A couple of years after a high school, I started dating a guy that I stayed with for 8 years.  Man, was he a loser and I knew it!  My parents knew it too.  Up until about a year ago, my mom would sporadically remind me that it would not be a good idea for me to ever get back together with him.  I did not need a reminder.  My bad memories served me well.

A few years ago, he contacted me via a social networking site and like a dumbass I gave him my number.  I must have been in an advanced stage of drinking that evening.  He said he wanted to be friends.  I was okay with being friends until he asked me what color panties I was wearing one night.  Either, we had different definitions of what friends meant or he was lying about his intentions.  I will go with the latter, since he was a big, fat liar to begin with!  He put the final nail in his coffin with that comment.  He really crossed the line and once he did that I drew my line with black tar.  My line basically said. "Go play in traffic!"  I should have shanked him in the kidney years ago.

After I suffered through an 8 year relationship with him, it was time to play, be free, and discover who I really was.  Who was I?  I was Diane and I had the nameplate necklace specially ordered from Patricia Field in NYC to prove it.  Unfortunately, that necklace became a victim of a vacuum cleaner one day.  I was a true player AND I crushed a lot.  I was single and fabulous.  My signature move seemed to be smoking Cuban cigars out of my front stoop in my see-thru pj's.  Guys always seemed to love that look.  Ironically, I did not plan that.  I just did it.  I never do anything on purpose to attract attention.  I just do what I do.  Everything is an accident.  When I looked in the mirror, I saw somebody who was confident and molten-lava hot.  I was the belle of the ball at every bar I frequented.  I traveled a lot and I seemed to have a knack for choosing guys that I wouldn't have to commit to i.e. out-of-towners or the guy in the military being shipped off to Afghanistan.  I wasn't sure what I wanted.  All I know is that I was in some sort of downward spiral with the letters "L-O-V-E" wrapped around it and I took a lot of hearts down with me.

So here we are 10 years later.  I am still single and I am fabulous, yet I am not single and fabulous.  Nor am I desperate, however, I crave a solid relationship with somebody who is stable and who is my biggest fan.  I now feel as though I want what I used to fear.  I want the guy who I never thought I wanted.  I don't want a rock star.  Instead, I want somebody who stars in the sitcom titled "Reliable and Stable".  I always went after the jerk/junkie.  It was as if I organized a line-up of the ten biggest losers and said, "Look mommy.
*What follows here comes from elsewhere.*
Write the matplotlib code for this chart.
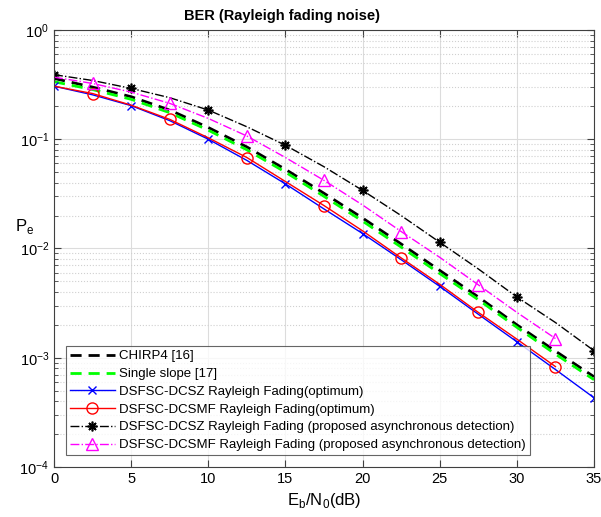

I want that one!"  I would always kick and scream until I landed the biggest jerk.  And where did that land me?  In the land of cooking for one, because losers have a shelf life.  And, leftovers only last so long before they start to decompose like roadkill.

So now all I can do is wait.  My only other option would be to start serving samples of my delicious cooking on the frozen food aisle at Kroger while handing out cards to eligible men that have my airbrushed picture on the front of the card and my phone number on the back of the card just in case they need the recipe.  What's the big rush?  I want a live-in that I can "hug the HELL out of lying down" whenever I want.

BTW, I am okay.  I am never alone.  I have an awesome cat and I have a great family and circle of friends, as well, as a nifty crew of colorful acquaintances and if that ends up not being enough I can always get lost in my own brain which is a pretty interesting place to vacation.  And, if you are wondering what happened to all of the hearts I broke...They all got married so I am guessing they are just fine.  They may be bored, but they are okay.